What we need is a new kind of new.  What we need is something that really will make this time different.

And that is what God offers.

"I will make a new covenant with the house of Israel and the house of Judah," God says.  "It will not be like the covenant that I made with their ancestors when I took them by the hand to bring them out of the land of Egypt--a covenant that they broke..."

God knows that every time we have broken relationship with God, we have been the ones to insist, "Oh, but God, we promise--we'll never do that again.  We'll be good... this time!"  And we have been the ones who let God down.  If the basis of our relationship with God is our ability to keep our promises and never mess up again, we are doomed.  And since God is not a fool, God knows that we are bound to slide back into making "this time" another version of "last time" and of all the times that came before.  So if God's love for us is dependent on us getting our act together and proving that we won't ever mess up again, we should give up hope.

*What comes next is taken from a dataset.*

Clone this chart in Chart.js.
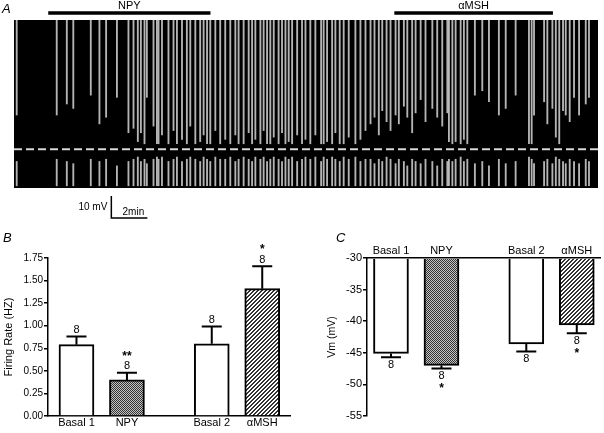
<!DOCTYPE html>
<html lang="en">
<head>
<meta charset="UTF-8" />
<title>NPY and alphaMSH on firing</title>
<script src="https://cdn.jsdelivr.net/npm/chart.js"></script>
<style>
  body { margin: 0; background: #fff; }
  .fig { position: relative; width: 604px; height: 433px; font-family: "Liberation Sans", Arial, sans-serif; }
  .fig canvas { position: absolute; }
  .panel { position: absolute; font-style: italic; font-size: 13px; line-height: 13px; }
</style>
</head>
<body>
<div class="fig">
  <canvas id="traceChart" width="604" height="232" style="left:0;top:0"></canvas>
  <canvas id="rateChart" width="300" height="193" style="left:0;top:240px"></canvas>
  <canvas id="vmChart" width="304" height="193" style="left:300px;top:240px"></canvas>
  <div class="panel" style="left:2px;top:2px">A</div>
  <div class="panel" style="left:3px;top:231px">B</div>
  <div class="panel" style="left:336px;top:231px">C</div>
</div>

<script>
// ---- panel A: recording (time in min, membrane potential in mV) ----
const traceLength = 32.4;
const traceTop = 6;
const traceFloor = -70;
const thresholdMv = -52.5;

const drugName = ['NPY', 'αMSH'];
const drugStart = [1.9, 21.1];
const drugEnd = [10.9, 29.9];

const scaleBarAt = 5.4;   // min
const scaleBarMv = 10;
const scaleBarMin = 2;

// gaps between spikes (white streaks in the compressed trace)
const gapTime = [
  0.15, 2.37, 2.93, 3.29, 4.26, 4.74, 5.11, 5.71, 6.35, 6.63, 6.87, 7.04, 7.24, 7.37, 7.74, 7.93,
  8.02, 8.21, 8.57, 8.85, 9.04, 9.32, 9.59, 9.78, 10.06, 10.33, 10.52, 10.71, 10.89, 11.17, 11.44, 11.72,
  12.0, 12.28, 12.46, 12.74, 13.02, 13.21, 13.39, 13.67, 13.85, 14.04, 14.22, 14.41, 14.68, 14.87, 15.06,
  15.24, 15.43, 15.71, 15.98,
  16.17, 16.44, 16.72, 17.04, 17.18, 17.37, 17.65, 17.83, 18.07, 18.29, 18.57, 18.94, 19.22, 19.5, 19.78,
  20.0, 20.24, 20.43, 20.67, 20.89, 21.17, 21.35, 21.63, 21.82, 22.09, 22.28, 22.56, 22.83, 23.21, 23.48,
  23.76, 24.04,
  24.13, 24.32, 24.5, 24.78, 24.96, 25.15, 25.57, 25.98, 26.35, 26.9, 27.28, 27.83, 28.57, 28.72, 28.85,
  29.41, 29.59, 29.87, 30.06, 30.25, 30.46, 30.61, 30.83, 31.07, 31.35, 31.72, 31.9
];
const gapTopEnd = [
  -37, -37, -32, -34, -28, -41, -38, -29, -45, -43, -49, -45, -50, -29, -42, -50,
  -50, -46, -50, -44, -50, -48, -50, -42, -50, -49, -46, -50, -50, -44, -50, -48,
  -50, -46, -50, -50, -45, -50, -48, -50, -44, -50, -50, -47, -50, -45, -50,
  -49, -50, -46, -50,
  -48, -50, -46, -50, -50, -49, -50, -45, -50, -50, -47, -50, -48, -44, -41,
  -38, -46, -35, -40, -44, -37, -41, -33, -38, -45, -36, -30, -40, -34, -38,
  -42, -36,
  -49, -50, -49, -50, -48, -50, -28, -26, -31, -37, -34, -28, -50, -50, -37,
  -31, -41, -34, -47, -50, -35, -37, -40, -29, -37, -32, -29
];
const gapBottomEnd = [
  -58, -57, -58, -59, -57, -58, -57, -60, -58, -57, -56, -58, -57, -59, -57, -56,
  -57, -56, -58, -57, -56, -58, -57, -56, -57, -58, -56, -57, -58, -56, -57, -57,
  -56, -58, -57, -56, -57, -58, -56, -57, -56, -58, -57, -56, -57, -58, -56,
  -57, -56, -58, -57,
  -56, -57, -56, -58, -56, -57, -56, -57, -58, -56, -57, -56, -58, -57, -57,
  -59, -57, -58, -56, -57, -59, -57, -58, -60, -57, -58, -59, -57, -58, -60,
  -57, -58,
  -57, -58, -57, -56, -58, -57, -59, -58, -60, -57, -59, -58, -56, -57, -59,
  -58, -57, -59, -56, -57, -58, -59, -57, -58, -59, -57, -58
];

// ---- panels B and C: group summaries ----
const groups = ['Basal 1', 'NPY', 'Basal 2', 'αMSH'];
const rateMean = [0.79, 0.40, 0.80, 1.41];
const rateSem = [0.09, 0.08, 0.19, 0.25];
const rateSig = ['', '**', '', '*'];
const vmMean = [-45.1, -47.0, -43.6, -40.6];
const vmSem = [0.6, 0.5, 1.2, 1.3];
const vmSig = ['', '*', '', '*'];
const nCells = [8, 8, 8, 8];

const pairGap = 0.68;
const slotPos = groups.map((g, i) => i + (i >= 2 ? pairGap : 0));

Chart.defaults.font.family = '"Liberation Sans", Arial, sans-serif';
Chart.defaults.color = '#000';
Chart.defaults.animation = false;
Chart.defaults.plugins.legend.display = false;
Chart.defaults.plugins.tooltip.enabled = false;

function dotFill() {
  const c = document.createElement('canvas');
  c.width = c.height = 2;
  const g = c.getContext('2d');
  g.fillStyle = '#c4c4c4';
  g.fillRect(0, 0, 2, 2);
  g.fillStyle = '#333';
  g.fillRect(0, 0, 1, 1);
  g.fillRect(1, 1, 1, 1);
  return g.createPattern(c, 'repeat');
}

function hatchFill() {
  const c = document.createElement('canvas');
  c.width = c.height = 4;
  const g = c.getContext('2d');
  g.fillStyle = '#fff';
  g.fillRect(0, 0, 4, 4);
  g.fillStyle = '#333';
  for (let i = 0; i < 4; i++) {
    g.fillRect(i, 3 - i, 1, 1);
    g.fillRect(i, (4 - i) % 4, 1, 1);
  }
  return g.createPattern(c, 'repeat');
}

const barFills = ['#fff', dotFill(), '#fff', hatchFill()];

// drug bars and scale bar around the trace
const traceNotes = {
  id: 'traceNotes',
  afterDraw(chart) {
    const { ctx, chartArea, scales: { x, y } } = chart;
    ctx.save();
    ctx.strokeStyle = '#000';
    ctx.fillStyle = '#000';
    ctx.font = '11px "Liberation Sans", Arial, sans-serif';
    ctx.textBaseline = 'middle';
    ctx.textAlign = 'center';
    drugName.forEach((name, i) => {
      const x1 = x.getPixelForValue(drugStart[i]);
      const x2 = x.getPixelForValue(drugEnd[i]);
      ctx.lineWidth = 3.5;
      ctx.beginPath();
      ctx.moveTo(x1, chartArea.top - 7);
      ctx.lineTo(x2, chartArea.top - 7);
      ctx.stroke();
      ctx.fillText(name, (x1 + x2) / 2, chartArea.top - 14);
    });

    const sx = x.getPixelForValue(scaleBarAt);
    const sx2 = x.getPixelForValue(scaleBarAt + scaleBarMin);
    const dy = y.getPixelForValue(traceFloor) - y.getPixelForValue(traceFloor + scaleBarMv);
    const sy = chartArea.bottom + 30;
    ctx.lineWidth = 1.5;
    ctx.beginPath();
    ctx.moveTo(sx, sy - dy);
    ctx.lineTo(sx, sy);
    ctx.lineTo(sx2, sy);
    ctx.stroke();
    ctx.font = '10px "Liberation Sans", Arial, sans-serif';
    ctx.textAlign = 'right';
    ctx.fillText(scaleBarMv + ' mV', sx - 4, sy - dy / 2);
    ctx.textAlign = 'center';
    ctx.fillText(scaleBarMin + 'min', (sx + sx2) / 2 + 4, sy - 6);
    ctx.restore();
  }
};

new Chart(document.getElementById('traceChart'), {
  type: 'bar',
  data: {
    datasets: [
      {
        type: 'line',
        data: [{ x: 0, y: traceTop }, { x: traceLength, y: traceTop }],
        borderColor: 'rgba(0,0,0,0)',
        backgroundColor: '#000',
        pointRadius: 0,
        fill: { value: traceFloor },
        order: 3
      },
      {
        data: gapTime.map((t, i) => ({ x: t, y: [gapTopEnd[i], traceTop] })),
        backgroundColor: 'rgba(225,225,225,0.8)',
        barThickness: 1.2,
        grouped: false,
        order: 2
      },
      {
        data: gapTime.map((t, i) => ({ x: t, y: [traceFloor + 1, gapBottomEnd[i]] })),
        backgroundColor: 'rgba(225,225,225,0.8)',
        barThickness: 1.2,
        grouped: false,
        order: 2
      },
      {
        type: 'line',
        data: [{ x: 0, y: thresholdMv }, { x: traceLength, y: thresholdMv }],
        borderColor: '#d6d6d6',
        borderWidth: 2,
        borderDash: [8, 4],
        pointRadius: 0,
        fill: false,
        order: 1
      }
    ]
  },
  options: {
    responsive: false,
    layout: { padding: { left: 14, right: 6, top: 20, bottom: 44 } },
    scales: {
      x: { type: 'linear', min: 0, max: traceLength, offset: false, display: false },
      y: { min: traceFloor, max: traceTop, display: false }
    }
  },
  plugins: [traceNotes]
});

// error bars, n and significance marks
const barNotes = {
  id: 'barNotes',
  afterDatasetsDraw(chart, args, opts) {
    const { ctx, scales: { x, y } } = chart;
    const plain = '11px "Liberation Sans", Arial, sans-serif';
    const bold = 'bold 12px "Liberation Sans", Arial, sans-serif';
    ctx.save();
    ctx.strokeStyle = '#000';
    ctx.fillStyle = '#000';
    ctx.lineWidth = 2;
    ctx.textAlign = 'center';
    opts.means.forEach((m, i) => {
      const px = x.getPixelForValue(slotPos[i]);
      const y0 = y.getPixelForValue(m);
      const y1 = y.getPixelForValue(m + opts.dir * opts.sems[i]);
      ctx.beginPath();
      ctx.moveTo(px, y0);
      ctx.lineTo(px, y1);
      ctx.moveTo(px - 10, y1);
      ctx.lineTo(px + 10, y1);
      ctx.stroke();
      if (opts.dir > 0) {
        ctx.textBaseline = 'bottom';
        ctx.font = plain;
        ctx.fillText(String(nCells[i]), px, y1 - 1);
        ctx.font = bold;
        ctx.fillText(opts.sig[i], px, y1 - 10);
      } else {
        ctx.textBaseline = 'top';
        ctx.font = plain;
        ctx.fillText(String(nCells[i]), px, y1 + 2);
        ctx.font = bold;
        ctx.fillText(opts.sig[i], px, y1 + 14);
      }
    });
    ctx.restore();
  }
};

function groupAxis(min, max, pos, h) {
  return {
    type: 'linear',
    position: pos,
    min: min,
    max: max,
    offset: false,
    grid: { display: false, drawTicks: false },
    border: { color: '#000', width: 1.5 },
    afterBuildTicks: s => { s.ticks = slotPos.map(v => ({ value: v })); },
    ticks: { autoSkip: false, maxRotation: 0, padding: 0, font: { size: 11 }, callback: (v, i) => groups[i] },
    afterFit: s => { s.height = h; }
  };
}

new Chart(document.getElementById('rateChart'), {
  type: 'bar',
  data: {
    datasets: [{
      data: slotPos.map((p, i) => ({ x: p, y: rateMean[i] })),
      backgroundColor: barFills,
      borderColor: '#000',
      borderWidth: 2,
      barThickness: 35
    }]
  },
  options: {
    responsive: false,
    layout: { padding: { left: 0, right: 10, top: 18, bottom: 0 } },
    scales: {
      x: groupAxis(-0.564, 4.23, 'bottom', 17),
      y: {
        min: 0,
        max: 1.75,
        ticks: { stepSize: 0.25, padding: 1, font: { size: 10 }, callback: v => v.toFixed(2) },
        grid: { drawOnChartArea: false, color: '#000', tickLength: 4, lineWidth: 1.5 },
        border: { color: '#000', width: 1.5 },
        title: { display: true, text: 'Firing Rate (HZ)', font: { size: 11 }, padding: { top: 2, bottom: 0 } },
        afterFit: s => { s.width = 48; }
      }
    },
    plugins: { barNotes: { means: rateMean, sems: rateSem, sig: rateSig, dir: 1 } }
  },
  plugins: [barNotes]
});

new Chart(document.getElementById('vmChart'), {
  type: 'bar',
  data: {
    datasets: [{
      data: slotPos.map((p, i) => ({ x: p, y: vmMean[i] })),
      base: -30,
      backgroundColor: barFills,
      borderColor: '#000',
      borderWidth: 2,
      barThickness: 35
    }]
  },
  options: {
    responsive: false,
    layout: { padding: { left: 24, right: 4, top: 0, bottom: 17 } },
    scales: {
      x: groupAxis(-0.475, 4.14, 'top', 18),
      y: {
        min: -55,
        max: -30,
        ticks: { stepSize: 5, padding: 1, font: { size: 11 } },
        grid: { drawOnChartArea: false, color: '#000', tickLength: 4, lineWidth: 1.5 },
        border: { color: '#000', width: 1.5 },
        title: { display: true, text: 'Vm (mV)', font: { size: 10.5 }, padding: { top: 2, bottom: 0 } },
        afterFit: s => { s.width = 43; }
      }
    },
    plugins: { barNotes: { means: vmMean, sems: vmSem, sig: vmSig, dir: -1 } }
  },
  plugins: [barNotes]
});
</script>
</body>
</html>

But this is where God gets clever.  Jeremiah says that God has created a clever end-around strategy to remove the issue of our consistent mess-ups.  God will create a new kind of covenant altogether.  We won't go back into the old system that we kept messing up. We won't go into any kind of system that depends on our getting it right.  God creates a new kind of new--a new covenant that is grounded in God's own unconditional love.  God creates a new kind of starting over that happens by grace. 

"I will remember their sin no more," God says.  That is, we are done with keeping track of all the letdowns and disappointments of the past. God is not holding them against us. And more to the point, God has determined to love us regardless of whether we change or don't, regardless of whether "this time" really is different or is just more of the same.  God's faithfulness will not depend on our actions or choices--it will be there, no matter what.  That is grace--that is the only thing that keeps us from the despair of thinking that "this time" will be the same as all the other times before.  Grace makes the difference, because grace short circuits the idea that I have to prove myself before I can be loved again.  Grace says, "You don't have to show me you have changed before I love you.  I just love you."

In all the world, in any other relationship, be it personal or professional, you will not find that kind of newness.  To some degree every other relationship in our lives has some level of conditionality--of, "I'll only love you if you love me first, or love me back at least."  That is what makes every other relationship in our lives precarious and every other utterance of "This time... it will be different" something of a gamble to believe.

But God creates a new kind of new, because God's new covenant with us in Christ simply does not depend on our behavior.  We really have started over with God, because the forgiveness doesn't hang on our getting it right first.

Grace makes all the difference.

Lord Jesus, bring your new kind of newness to us today.  We need it.